PERC represents a dramatic breakthrough for educators and policymakers seeking a way to address the issues of chronic student underperformance and low levels of college preparedness

Through our restructured classroom, PERC seeks to prove that we can in fact prepare youngsters for the growing demands of the 21st century economy. Based on research and observations about the effectiveness of peer-education in afterschool and summer school programs, PERC breaks from the typical pedagogical model where one teacher instructs 30 or more students. Instead, under a teacher’s guidance, peer leaders, known as Teaching Assistant Scholars (TASs), teach science or math course material to small groups of 4 or 5 students.

As part of the program requirements, each TAS also participates in the TAS Class, a specially designed class that helps students learn to teach and to learn and thereby prepare for the rigors of college. The data supports the new model. TASs are demonstrating increased confidence, improved grades, and the readiness to enter college without the need for remediation. In addition, teachers and administrators are also benefitting, reporting reduced behavioral issues in PERC classrooms and an increase in PERC teacher satisfaction rates.

The PERC Timeline

Getting the PERC program up and running takes only two years.

By the end of the second year, the first group of TASs will be ready to retake their Regents exams.
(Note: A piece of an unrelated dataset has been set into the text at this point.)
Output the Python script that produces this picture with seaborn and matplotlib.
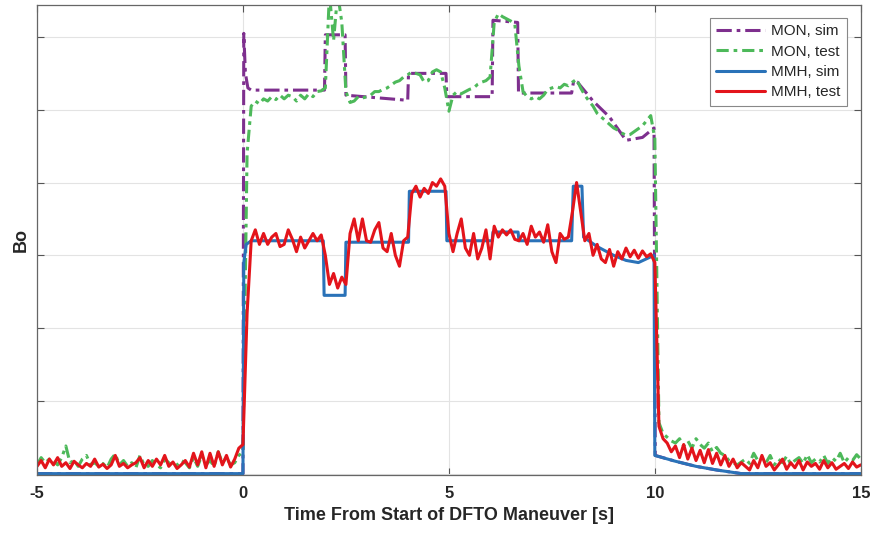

Getting the program under way requires selecting and training TASs, professional development for teachers, and cooperation from the school administration.

Year 1
  • School applies for PERC
  • Principal and teachers visit PERC classroom
  • School gets accepted
  • 9th graders in Mathematics and Science Classes apply to be TASs in the fall.
  • New PERC teachers attend summer school for training
  • Potential TASs participate in a one-day orientation
Year 2
  • A PERC coach visits the new PERC class one per week.
  • TASs teach a class and enroll in TAS Class as part of their normal program. (This elective is designed to help students become college-ready.)
  • TASs attend First TAS conference.
  • TASs retake Regents
    TAS attend Second TAS conference
  • Selected TASs can apply for a paid position to teach PERC summer school
  • TASs go on to take specially designed high school classes to achieve college ready benchmarks and advanced STEM courses in 11th and 12th grade to achieve Advanced Regents Diploma and earn college credits.
  • TASs attend Bridge to College after graduation.